Print exactly the lines below between the line containing "Convert this chart" and the line containing "96.8, 96.9, 98.2]", counting both of those lines. Leave pictures out.

■ Entries provided ■
- - - -

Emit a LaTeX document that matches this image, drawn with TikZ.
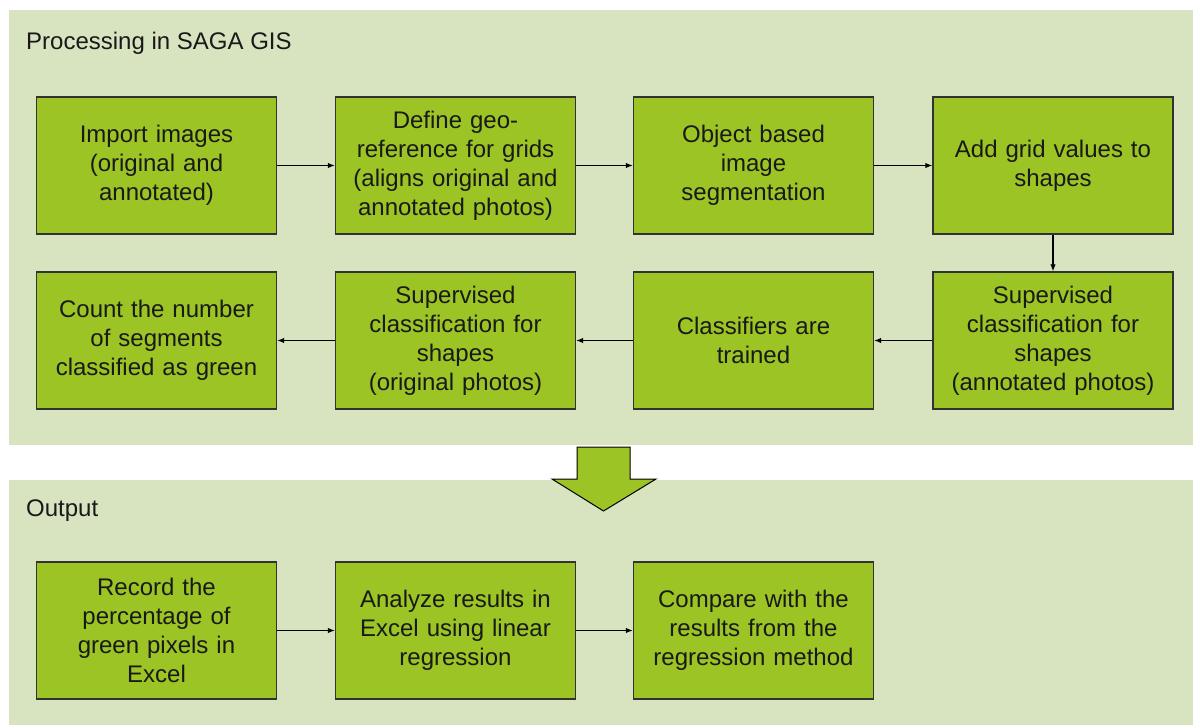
\documentclass[tikz,border=0pt]{standalone}
\usepackage{fontspec}
\setmainfont{Liberation Sans}
\usetikzlibrary{arrows.meta}
\definecolor{panelc}{RGB}{216,228,192}
\definecolor{boxc}{RGB}{155,196,36}
\definecolor{edgec}{RGB}{50,50,50}
\definecolor{txtc}{RGB}{25,25,25}
\begin{document}
\begin{tikzpicture}[x=1pt,y=-1pt,
  panel/.style={fill=panelc,draw=none},
  stepbox/.style={draw=edgec,line width=1.4pt,fill=boxc,minimum width=240pt,minimum height=137pt,
    text width=234pt,align=center,inner sep=0pt,text=txtc,font=\fontsize{24}{29}\selectfont},
  title/.style={anchor=base west,text=txtc,inner sep=0pt,font=\fontsize{24}{29}\selectfont},
  conn/.style={draw=black,line width=1.1pt,-{Latex[length=7pt,width=5.5pt]}},
  bigarrow/.style={draw=black,line width=1pt,fill=boxc,line join=miter}]
\useasboundingbox (0,0) rectangle (1193,725);
\fill[white] (0,0) rectangle (1193,725);
\path[panel] (9,10) rectangle (1193,445);
\path[panel] (9,480) rectangle (1193,725);
\node[title] (t1) at (26,50) {Processing in SAGA GIS};
\node[title] (t2) at (26,516) {Output};

\node[stepbox] (a1) at (156.5,165.5) {Import images\\(original and\\annotated)};
\node[stepbox] (a2) at (455.5,165.5) {Define geo-\\reference for grids\\(aligns original and\\annotated photos)};
\node[stepbox] (a3) at (753.5,165.5) {Object based\\image\\segmentation};
\node[stepbox] (a4) at (1053,165.5) {Add grid values to\\shapes};

\node[stepbox] (b4) at (1053,340.5) {Supervised\\classification for\\shapes\\(annotated photos)};
\node[stepbox] (b3) at (753.5,340.5) {Classifiers are\\trained};
\node[stepbox] (b2) at (455.5,340.5) {Supervised\\classification for\\shapes\\(original photos)};
\node[stepbox] (b1) at (156.5,340.5) {Count the number\\of segments\\classified as green};

\node[stepbox] (c1) at (156.5,630.5) {Record the\\percentage of\\green pixels in\\Excel};
\node[stepbox] (c2) at (455.5,630.5) {Analyze results in\\Excel using linear\\regression};
\node[stepbox] (c3) at (753.5,630.5) {Compare with the\\results from the\\regression method};

\draw[conn] (a1) -- (a2);
\draw[conn] (a2) -- (a3);
\draw[conn] (a3) -- (a4);
\draw[conn] (a4) -- (b4);
\draw[conn] (b4) -- (b3);
\draw[conn] (b3) -- (b2);
\draw[conn] (b2) -- (b1);
\draw[conn] (c1) -- (c2);
\draw[conn] (c2) -- (c3);

\draw[bigarrow] (577,447) -- (630,447) -- (630,479) -- (656,479) -- (603.5,511) -- (552,479) -- (577,479) -- cycle;
\end{tikzpicture}
\end{document}
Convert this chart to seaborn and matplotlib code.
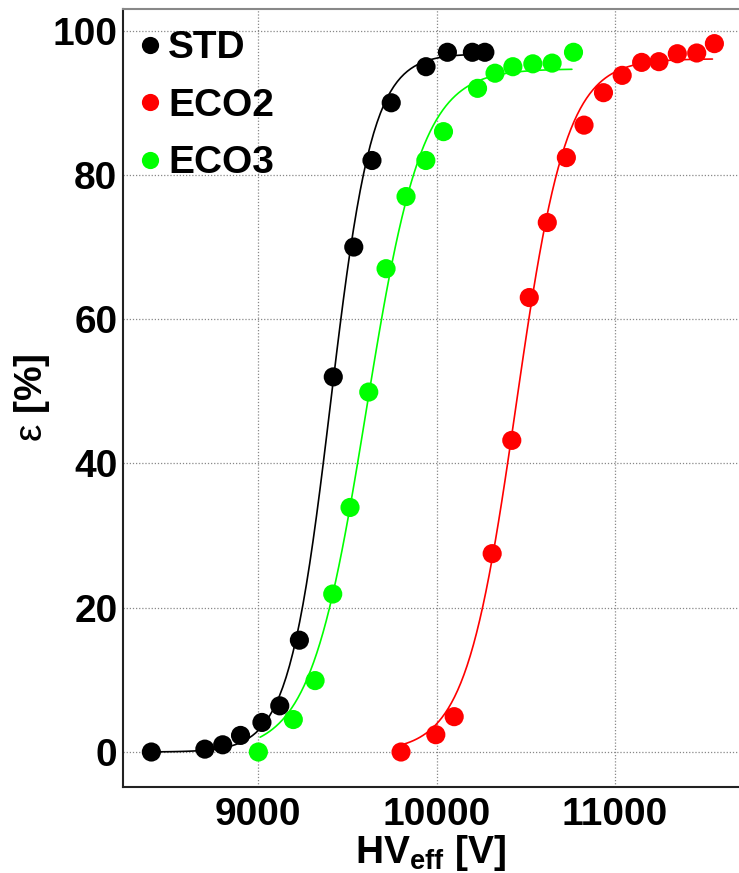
import numpy as np
import pandas as pd
import matplotlib
matplotlib.use("Agg")
import matplotlib.pyplot as plt
from matplotlib.ticker import MultipleLocator
import seaborn as sns

# Efficiency scans (HV_eff in V, efficiency in %)
std_hv = [8400, 8700, 8800, 8900, 9020, 9120, 9230, 9420, 9535, 9637, 9745, 9940, 10060, 10200, 10270]
std_eff = [0.0, 0.4, 1.0, 2.3, 4.1, 6.4, 15.5, 52.0, 70.0, 82.0, 90.0, 95.0, 97.0, 97.0, 97.0]

eco2_hv = [9800, 9995, 10098, 10311, 10421, 10519, 10620, 10727, 10826, 10935, 11040, 11149, 11246, 11349, 11458, 11557]
eco2_eff = [0.0, 2.4, 4.9, 27.5, 43.2, 63.0, 73.4, 82.4, 86.9, 91.4, 93.8, 95.6, 95.7, 96.8, 96.9, 98.2]

eco3_hv = [9000, 9196, 9318, 9417, 9514, 9619, 9716, 9828, 9939, 10038, 10229, 10327, 10427, 10539, 10647, 10767]
eco3_eff = [0.0, 4.5, 9.9, 21.9, 33.9, 49.9, 67.0, 77.0, 82.0, 86.0, 92.0, 94.1, 95.0, 95.4, 95.5, 97.0]

gases = ["STD", "ECO2", "ECO3"]
colors = ["#000000", "#ff0000", "#00ff00"]

# Sigmoid fit parameters: eff = emax / (1 + exp(-lam * (HV - hv50)))
fit_emax = [96.8, 96.1, 94.7]
fit_lam = [0.0085, 0.0071, 0.0064]
fit_hv50 = [9405, 10445, 9605]
fit_lo = [8400, 9800, 9010]
fit_hi = [10270, 11546, 10758]

points = pd.concat([
    pd.DataFrame({"HV": std_hv, "eff": std_eff, "gas": "STD"}),
    pd.DataFrame({"HV": eco2_hv, "eff": eco2_eff, "gas": "ECO2"}),
    pd.DataFrame({"HV": eco3_hv, "eff": eco3_eff, "gas": "ECO3"}),
], ignore_index=True)

curves = []
for g, emax, lam, hv50, lo, hi in zip(gases, fit_emax, fit_lam, fit_hv50, fit_lo, fit_hi):
    hv = np.linspace(lo, hi, 100)
    curves.append(pd.DataFrame({"HV": hv, "eff": emax / (1 + np.exp(-lam * (hv - hv50))), "gas": g}))
curves = pd.concat(curves, ignore_index=True)

sns.set_style("white")
plt.rcParams["font.family"] = ["Liberation Sans", "DejaVu Sans"]
plt.rcParams["font.weight"] = "bold"
plt.rcParams["text.color"] = "black"
plt.rcParams["axes.labelcolor"] = "black"
plt.rcParams["mathtext.fontset"] = "custom"
plt.rcParams["mathtext.rm"] = "Liberation Sans:weight=bold"
plt.rcParams["mathtext.it"] = "Liberation Sans:weight=normal"
plt.rcParams["mathtext.bf"] = "Liberation Sans:weight=bold"

fig = plt.figure(figsize=(7.39, 8.73), dpi=100)
ax = fig.add_axes([123 / 739, 86 / 873, 616 / 739, 778 / 873])

palette = dict(zip(gases, colors))
sns.lineplot(data=curves, x="HV", y="eff", hue="gas", hue_order=gases, palette=palette,
             estimator=None, sort=True, linewidth=1.2, legend=False, ax=ax, zorder=3)
sns.scatterplot(data=points, x="HV", y="eff", hue="gas", hue_order=gases, palette=palette,
                s=190, linewidth=0, ax=ax, zorder=4)

ax.set_xlim(8241, 11695)
ax.set_ylim(-4.85, 103.0)
ax.xaxis.set_major_locator(MultipleLocator(1000))
ax.xaxis.set_minor_locator(MultipleLocator(200))
ax.yaxis.set_major_locator(MultipleLocator(20))
ax.yaxis.set_minor_locator(MultipleLocator(5))

ax.grid(True, which="major", color="#888888", linestyle=(0, (1, 1.5)), linewidth=0.9)
ax.set_axisbelow(True)

ax.tick_params(axis="both", which="both", direction="in", colors="#333333", labelcolor="black")
ax.tick_params(axis="y", which="major", length=16, width=1.2, pad=4, labelsize=28)
ax.tick_params(axis="y", which="minor", length=7, width=1.0)
ax.tick_params(axis="x", which="major", length=14.5, width=1.2, pad=7, labelsize=28)
ax.tick_params(axis="x", which="minor", length=6.5, width=1.0)
for lab in ax.get_xticklabels() + ax.get_yticklabels():
    lab.set_fontweight("bold")

for side in ["left", "bottom"]:
    ax.spines[side].set_color("#222222")
    ax.spines[side].set_linewidth(1.5)
ax.spines["top"].set_color("#888888")
ax.spines["top"].set_linewidth(1.5)
ax.spines["right"].set_visible(False)

ax.set_xlabel(r"HV$_{\rm eff}$ [V]", fontsize=28, fontweight="bold", labelpad=0)
ax.set_ylabel(r"$\varepsilon$ [%]", fontsize=28, fontweight="bold")
ax.yaxis.set_label_coords(-0.115, 0.5)

handles, labels = ax.get_legend_handles_labels()
leg = ax.legend(handles, labels, loc="upper left", bbox_to_anchor=(0.0, 1.0), frameon=False,
                prop={"family": "Liberation Sans", "weight": "bold", "size": 28},
                handlelength=0.29, handletextpad=0.32, labelspacing=0.55,
                borderaxespad=0.0, borderpad=0.55, markerscale=0.9)
for t in leg.get_texts():
    t.set_color("black")

fig.savefig("out.png", dpi=100)
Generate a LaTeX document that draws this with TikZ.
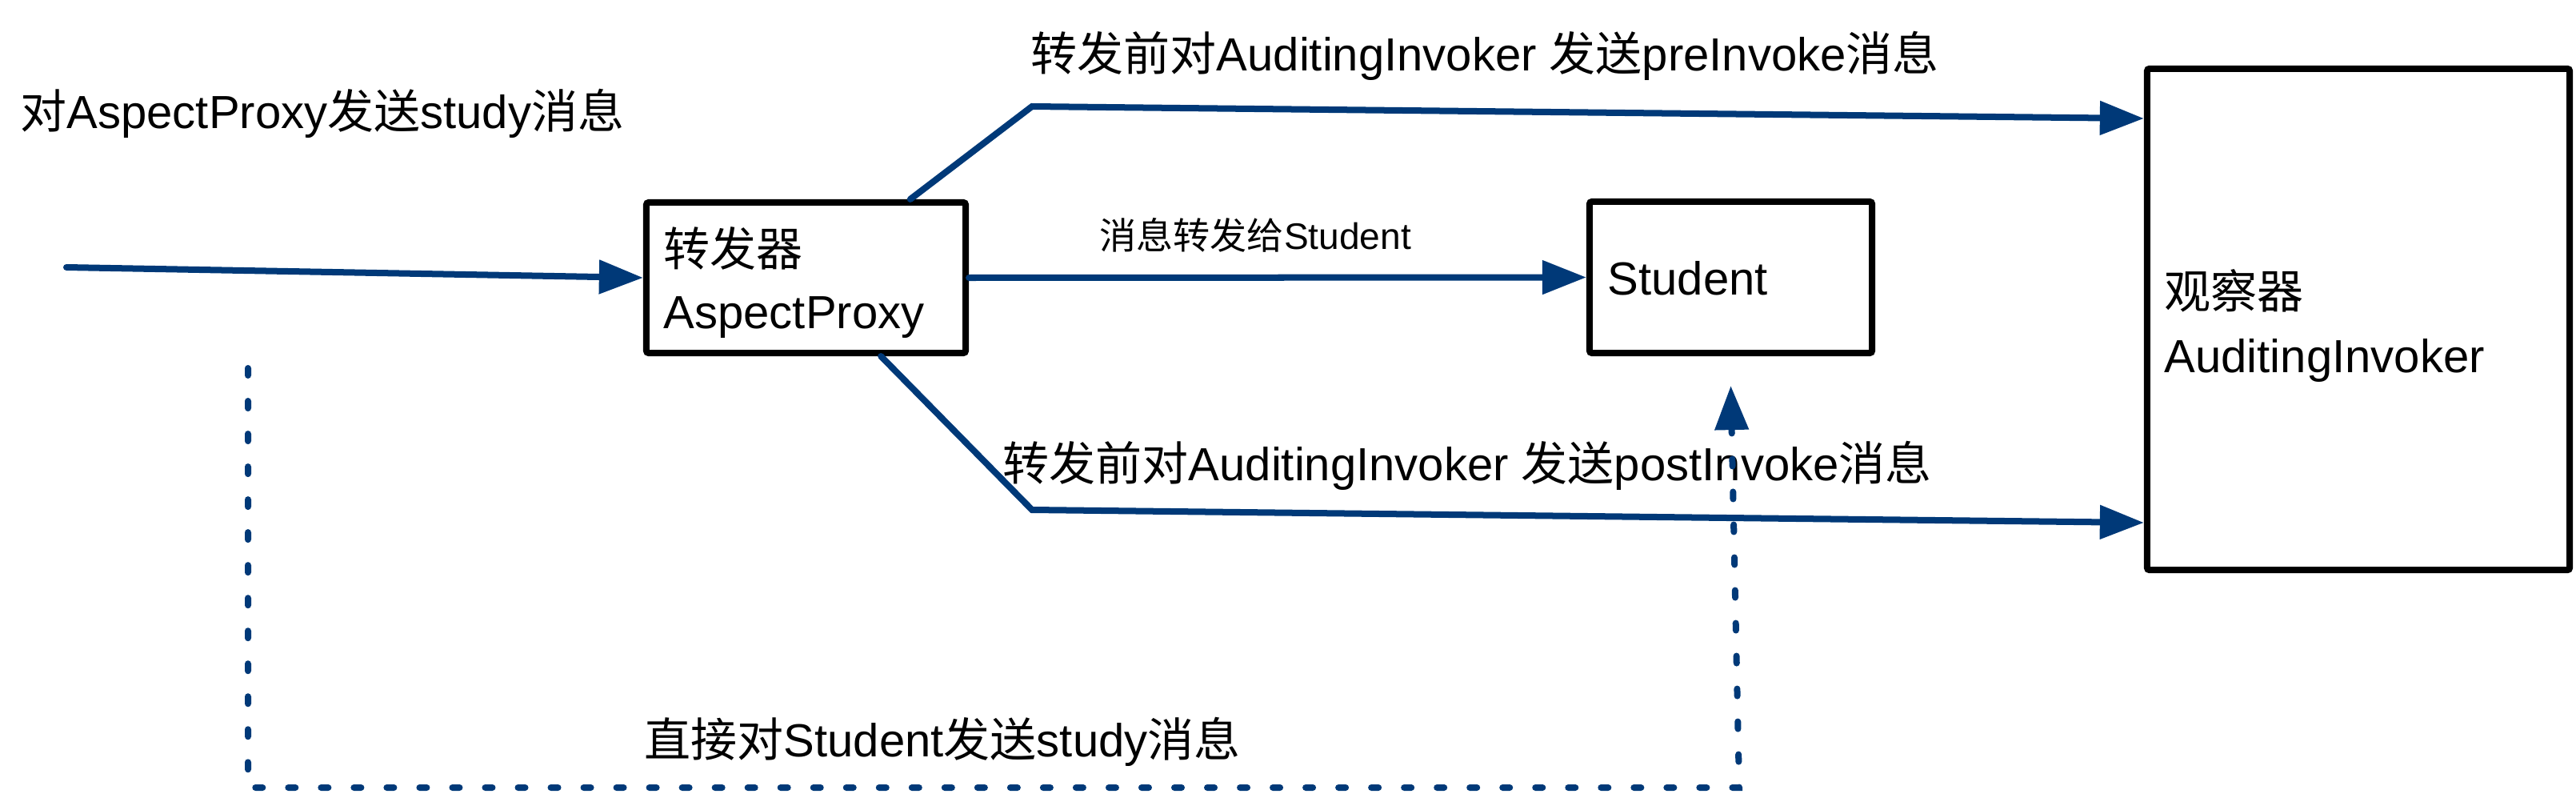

- - - -

■ Complete response ■
Convert this chart to seaborn and matplotlib code.
import numpy as np
import pandas as pd
import matplotlib
matplotlib.use("Agg")
import matplotlib.pyplot as plt
from matplotlib.ticker import MultipleLocator
import seaborn as sns

# Efficiency scans (HV_eff in V, efficiency in %)
std_hv = [8400, 8700, 8800, 8900, 9020, 9120, 9230, 9420, 9535, 9637, 9745, 9940, 10060, 10200, 10270]
std_eff = [0.0, 0.4, 1.0, 2.3, 4.1, 6.4, 15.5, 52.0, 70.0, 82.0, 90.0, 95.0, 97.0, 97.0, 97.0]

eco2_hv = [9800, 9995, 10098, 10311, 10421, 10519, 10620, 10727, 10826, 10935, 11040, 11149, 11246, 11349, 11458, 11557]
eco2_eff = [0.0, 2.4, 4.9, 27.5, 43.2, 63.0, 73.4, 82.4, 86.9, 91.4, 93.8, 95.6, 95.7, 96.8, 96.9, 98.2]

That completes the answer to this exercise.